**Problem details**
Give again only the lines running from the one with "Generate a web" through the one with "var boxL = 103, boxR = 442, boxH = 186;", inclusive. Omit every picture.

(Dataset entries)

........

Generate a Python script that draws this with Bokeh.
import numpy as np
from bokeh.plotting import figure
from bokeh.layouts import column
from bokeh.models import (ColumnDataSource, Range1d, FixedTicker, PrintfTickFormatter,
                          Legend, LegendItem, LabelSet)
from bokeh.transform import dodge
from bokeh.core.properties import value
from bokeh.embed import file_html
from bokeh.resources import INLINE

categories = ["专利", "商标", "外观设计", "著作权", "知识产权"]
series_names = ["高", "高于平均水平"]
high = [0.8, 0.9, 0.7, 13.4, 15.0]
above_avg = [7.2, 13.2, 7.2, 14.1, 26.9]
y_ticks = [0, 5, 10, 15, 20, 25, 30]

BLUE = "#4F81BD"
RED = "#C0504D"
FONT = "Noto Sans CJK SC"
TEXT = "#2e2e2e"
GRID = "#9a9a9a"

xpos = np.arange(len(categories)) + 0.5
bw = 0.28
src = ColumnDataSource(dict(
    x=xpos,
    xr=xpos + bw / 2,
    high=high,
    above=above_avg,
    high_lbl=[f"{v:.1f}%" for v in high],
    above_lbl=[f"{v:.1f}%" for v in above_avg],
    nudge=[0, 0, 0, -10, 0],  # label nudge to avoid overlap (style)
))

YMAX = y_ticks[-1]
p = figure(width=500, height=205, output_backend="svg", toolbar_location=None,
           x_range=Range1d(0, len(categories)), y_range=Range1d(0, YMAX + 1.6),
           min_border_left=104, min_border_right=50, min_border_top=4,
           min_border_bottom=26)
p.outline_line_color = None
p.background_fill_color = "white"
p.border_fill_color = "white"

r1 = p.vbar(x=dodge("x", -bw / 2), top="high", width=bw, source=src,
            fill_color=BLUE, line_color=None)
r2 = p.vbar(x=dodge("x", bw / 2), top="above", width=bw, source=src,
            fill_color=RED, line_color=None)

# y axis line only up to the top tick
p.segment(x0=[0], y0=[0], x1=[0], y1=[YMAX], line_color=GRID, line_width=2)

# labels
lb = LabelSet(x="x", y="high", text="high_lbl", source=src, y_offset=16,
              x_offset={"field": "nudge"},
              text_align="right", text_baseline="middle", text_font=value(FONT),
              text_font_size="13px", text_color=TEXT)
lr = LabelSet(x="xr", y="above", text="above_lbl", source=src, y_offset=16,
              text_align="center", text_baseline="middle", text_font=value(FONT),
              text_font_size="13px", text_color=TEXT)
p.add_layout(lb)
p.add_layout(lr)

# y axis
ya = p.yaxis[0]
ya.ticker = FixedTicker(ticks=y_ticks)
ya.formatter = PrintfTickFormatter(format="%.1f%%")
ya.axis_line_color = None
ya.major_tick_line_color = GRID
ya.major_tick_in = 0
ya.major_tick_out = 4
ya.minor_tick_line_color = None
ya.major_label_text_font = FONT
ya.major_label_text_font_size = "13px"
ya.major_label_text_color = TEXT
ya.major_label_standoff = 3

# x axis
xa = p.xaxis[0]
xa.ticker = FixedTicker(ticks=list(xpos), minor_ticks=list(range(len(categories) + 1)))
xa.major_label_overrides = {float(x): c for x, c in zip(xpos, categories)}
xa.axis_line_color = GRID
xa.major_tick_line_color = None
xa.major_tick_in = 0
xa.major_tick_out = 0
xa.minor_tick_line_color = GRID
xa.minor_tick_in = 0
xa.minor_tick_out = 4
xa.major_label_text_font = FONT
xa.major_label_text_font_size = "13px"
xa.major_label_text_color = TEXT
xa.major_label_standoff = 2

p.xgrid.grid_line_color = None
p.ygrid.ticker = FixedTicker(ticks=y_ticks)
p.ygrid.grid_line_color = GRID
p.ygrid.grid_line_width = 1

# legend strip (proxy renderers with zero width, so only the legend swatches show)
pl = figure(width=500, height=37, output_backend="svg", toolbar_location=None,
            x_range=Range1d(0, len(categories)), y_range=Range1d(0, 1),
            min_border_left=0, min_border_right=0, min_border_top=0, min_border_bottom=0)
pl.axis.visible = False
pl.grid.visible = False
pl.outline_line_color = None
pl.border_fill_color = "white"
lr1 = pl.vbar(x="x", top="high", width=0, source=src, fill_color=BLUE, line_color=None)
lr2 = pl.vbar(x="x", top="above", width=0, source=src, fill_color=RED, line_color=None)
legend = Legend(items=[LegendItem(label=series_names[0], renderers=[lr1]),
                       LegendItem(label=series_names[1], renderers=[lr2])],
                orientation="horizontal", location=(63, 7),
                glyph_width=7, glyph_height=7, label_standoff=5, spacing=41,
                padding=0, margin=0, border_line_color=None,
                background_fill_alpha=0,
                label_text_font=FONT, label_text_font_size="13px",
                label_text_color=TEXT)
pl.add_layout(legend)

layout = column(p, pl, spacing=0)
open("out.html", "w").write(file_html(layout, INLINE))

........

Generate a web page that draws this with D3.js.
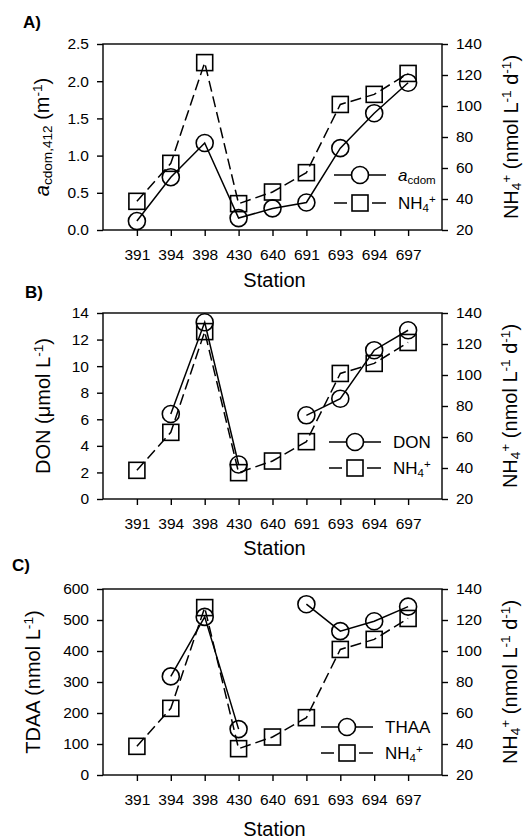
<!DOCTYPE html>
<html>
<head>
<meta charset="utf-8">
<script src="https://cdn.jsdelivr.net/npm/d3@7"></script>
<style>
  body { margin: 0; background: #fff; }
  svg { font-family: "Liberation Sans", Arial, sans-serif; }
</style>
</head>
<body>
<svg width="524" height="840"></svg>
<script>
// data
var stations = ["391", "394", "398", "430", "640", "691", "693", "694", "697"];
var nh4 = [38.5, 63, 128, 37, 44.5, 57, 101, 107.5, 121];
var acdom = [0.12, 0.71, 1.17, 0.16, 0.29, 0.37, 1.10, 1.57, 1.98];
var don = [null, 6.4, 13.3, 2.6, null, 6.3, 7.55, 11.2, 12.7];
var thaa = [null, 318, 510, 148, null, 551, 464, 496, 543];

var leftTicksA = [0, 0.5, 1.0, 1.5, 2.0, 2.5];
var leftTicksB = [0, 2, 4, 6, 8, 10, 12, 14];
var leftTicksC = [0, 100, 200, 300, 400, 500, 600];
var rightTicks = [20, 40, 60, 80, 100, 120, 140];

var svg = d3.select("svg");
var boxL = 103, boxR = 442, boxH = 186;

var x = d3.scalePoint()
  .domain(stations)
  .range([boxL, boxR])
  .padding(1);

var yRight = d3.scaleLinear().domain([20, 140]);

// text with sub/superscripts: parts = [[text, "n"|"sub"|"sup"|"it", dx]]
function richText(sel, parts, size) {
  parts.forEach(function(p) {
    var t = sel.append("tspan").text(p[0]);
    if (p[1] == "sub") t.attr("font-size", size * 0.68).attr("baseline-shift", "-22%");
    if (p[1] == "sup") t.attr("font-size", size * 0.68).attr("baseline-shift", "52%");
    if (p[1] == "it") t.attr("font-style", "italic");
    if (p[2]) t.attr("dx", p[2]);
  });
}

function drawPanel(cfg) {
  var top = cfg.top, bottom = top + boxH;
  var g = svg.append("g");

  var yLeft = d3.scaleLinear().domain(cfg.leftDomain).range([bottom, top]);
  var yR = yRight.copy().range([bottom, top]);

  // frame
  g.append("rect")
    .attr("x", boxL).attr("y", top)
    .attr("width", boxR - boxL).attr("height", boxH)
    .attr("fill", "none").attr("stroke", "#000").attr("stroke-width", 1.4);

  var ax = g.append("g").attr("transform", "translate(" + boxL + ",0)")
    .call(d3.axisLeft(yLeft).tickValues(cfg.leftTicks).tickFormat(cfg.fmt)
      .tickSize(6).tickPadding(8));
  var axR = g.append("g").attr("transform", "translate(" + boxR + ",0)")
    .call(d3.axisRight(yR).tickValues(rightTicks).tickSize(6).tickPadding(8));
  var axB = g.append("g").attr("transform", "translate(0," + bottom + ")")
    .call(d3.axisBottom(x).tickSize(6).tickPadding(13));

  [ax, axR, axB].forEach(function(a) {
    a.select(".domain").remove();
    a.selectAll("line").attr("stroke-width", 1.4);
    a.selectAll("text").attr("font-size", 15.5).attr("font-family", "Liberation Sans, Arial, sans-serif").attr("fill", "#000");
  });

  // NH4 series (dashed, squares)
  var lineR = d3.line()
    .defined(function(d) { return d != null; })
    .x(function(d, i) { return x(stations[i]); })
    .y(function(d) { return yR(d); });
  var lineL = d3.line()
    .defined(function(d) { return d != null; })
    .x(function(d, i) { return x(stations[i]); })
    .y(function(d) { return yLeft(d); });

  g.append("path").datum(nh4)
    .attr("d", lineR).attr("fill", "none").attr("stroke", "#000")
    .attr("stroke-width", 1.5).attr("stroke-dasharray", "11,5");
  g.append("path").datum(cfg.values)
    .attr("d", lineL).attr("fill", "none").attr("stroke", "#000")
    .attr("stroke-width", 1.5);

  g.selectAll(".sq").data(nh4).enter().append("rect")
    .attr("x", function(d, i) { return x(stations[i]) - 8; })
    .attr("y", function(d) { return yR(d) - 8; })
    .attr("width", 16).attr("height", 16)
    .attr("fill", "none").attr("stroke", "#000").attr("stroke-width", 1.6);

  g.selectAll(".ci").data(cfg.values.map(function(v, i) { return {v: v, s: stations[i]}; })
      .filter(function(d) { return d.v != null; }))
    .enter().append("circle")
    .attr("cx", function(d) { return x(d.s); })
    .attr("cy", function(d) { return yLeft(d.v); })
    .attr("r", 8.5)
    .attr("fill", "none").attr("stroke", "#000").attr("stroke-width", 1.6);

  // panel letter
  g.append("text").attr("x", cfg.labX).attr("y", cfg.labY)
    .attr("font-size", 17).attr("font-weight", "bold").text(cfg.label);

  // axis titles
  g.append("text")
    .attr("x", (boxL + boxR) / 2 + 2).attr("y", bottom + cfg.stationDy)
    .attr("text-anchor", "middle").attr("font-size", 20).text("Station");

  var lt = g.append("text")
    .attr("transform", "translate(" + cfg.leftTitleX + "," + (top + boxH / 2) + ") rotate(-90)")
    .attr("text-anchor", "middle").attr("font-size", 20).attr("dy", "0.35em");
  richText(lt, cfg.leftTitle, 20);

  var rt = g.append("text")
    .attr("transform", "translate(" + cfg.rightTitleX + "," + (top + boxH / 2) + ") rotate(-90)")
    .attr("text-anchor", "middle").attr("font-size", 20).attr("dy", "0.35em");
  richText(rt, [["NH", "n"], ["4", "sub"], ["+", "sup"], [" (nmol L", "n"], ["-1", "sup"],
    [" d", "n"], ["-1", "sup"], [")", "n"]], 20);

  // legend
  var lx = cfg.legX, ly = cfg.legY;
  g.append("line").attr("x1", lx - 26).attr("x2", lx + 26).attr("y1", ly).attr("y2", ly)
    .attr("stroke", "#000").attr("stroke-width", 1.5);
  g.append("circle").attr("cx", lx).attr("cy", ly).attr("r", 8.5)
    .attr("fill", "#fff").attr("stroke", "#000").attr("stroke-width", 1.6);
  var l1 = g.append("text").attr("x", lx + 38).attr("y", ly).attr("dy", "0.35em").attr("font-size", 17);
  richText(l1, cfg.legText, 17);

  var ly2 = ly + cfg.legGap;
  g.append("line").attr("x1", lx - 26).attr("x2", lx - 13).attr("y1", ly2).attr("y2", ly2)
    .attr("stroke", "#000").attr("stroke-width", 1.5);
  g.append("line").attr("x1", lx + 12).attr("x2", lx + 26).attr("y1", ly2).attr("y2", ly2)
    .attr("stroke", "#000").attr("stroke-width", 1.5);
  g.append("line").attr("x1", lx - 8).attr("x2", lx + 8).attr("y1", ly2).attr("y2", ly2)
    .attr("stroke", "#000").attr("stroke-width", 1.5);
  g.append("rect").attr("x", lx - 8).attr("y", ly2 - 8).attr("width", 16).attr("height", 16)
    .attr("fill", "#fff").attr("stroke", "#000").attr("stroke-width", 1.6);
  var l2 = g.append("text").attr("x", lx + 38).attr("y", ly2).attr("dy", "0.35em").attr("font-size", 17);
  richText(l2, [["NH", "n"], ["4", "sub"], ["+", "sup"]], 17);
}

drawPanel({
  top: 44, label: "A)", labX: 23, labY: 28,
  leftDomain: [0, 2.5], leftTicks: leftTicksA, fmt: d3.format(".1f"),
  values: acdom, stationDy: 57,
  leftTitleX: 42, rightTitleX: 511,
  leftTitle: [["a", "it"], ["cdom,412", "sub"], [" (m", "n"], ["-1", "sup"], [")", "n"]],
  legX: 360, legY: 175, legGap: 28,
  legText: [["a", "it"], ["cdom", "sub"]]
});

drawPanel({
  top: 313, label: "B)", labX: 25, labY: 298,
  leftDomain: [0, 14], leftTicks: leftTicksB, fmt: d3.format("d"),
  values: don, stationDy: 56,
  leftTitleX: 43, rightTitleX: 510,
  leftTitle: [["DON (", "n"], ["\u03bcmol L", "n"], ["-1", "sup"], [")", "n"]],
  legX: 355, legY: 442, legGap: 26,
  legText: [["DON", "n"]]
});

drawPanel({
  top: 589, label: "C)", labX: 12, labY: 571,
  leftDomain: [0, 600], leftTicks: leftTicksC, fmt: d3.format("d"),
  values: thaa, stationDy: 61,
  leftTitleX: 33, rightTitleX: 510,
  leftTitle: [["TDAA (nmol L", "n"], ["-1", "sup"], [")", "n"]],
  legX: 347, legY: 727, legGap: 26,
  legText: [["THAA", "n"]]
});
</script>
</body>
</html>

........

**Exercise response**
Generate a web page that draws this with D3.js.
<!DOCTYPE html>
<html>
<head>
<meta charset="utf-8">
<script src="https://cdn.jsdelivr.net/npm/d3@7"></script>
<style>
  body { margin: 0; background: #fff; }
  svg { font-family: "Liberation Sans", Arial, sans-serif; }
</style>
</head>
<body>
<svg width="524" height="840"></svg>
<script>
// data
var stations = ["391", "394", "398", "430", "640", "691", "693", "694", "697"];
var nh4 = [38.5, 63, 128, 37, 44.5, 57, 101, 107.5, 121];
var acdom = [0.12, 0.71, 1.17, 0.16, 0.29, 0.37, 1.10, 1.57, 1.98];
var don = [null, 6.4, 13.3, 2.6, null, 6.3, 7.55, 11.2, 12.7];
var thaa = [null, 318, 510, 148, null, 551, 464, 496, 543];

var leftTicksA = [0, 0.5, 1.0, 1.5, 2.0, 2.5];
var leftTicksB = [0, 2, 4, 6, 8, 10, 12, 14];
var leftTicksC = [0, 100, 200, 300, 400, 500, 600];
var rightTicks = [20, 40, 60, 80, 100, 120, 140];

var svg = d3.select("svg");
var boxL = 103, boxR = 442, boxH = 186;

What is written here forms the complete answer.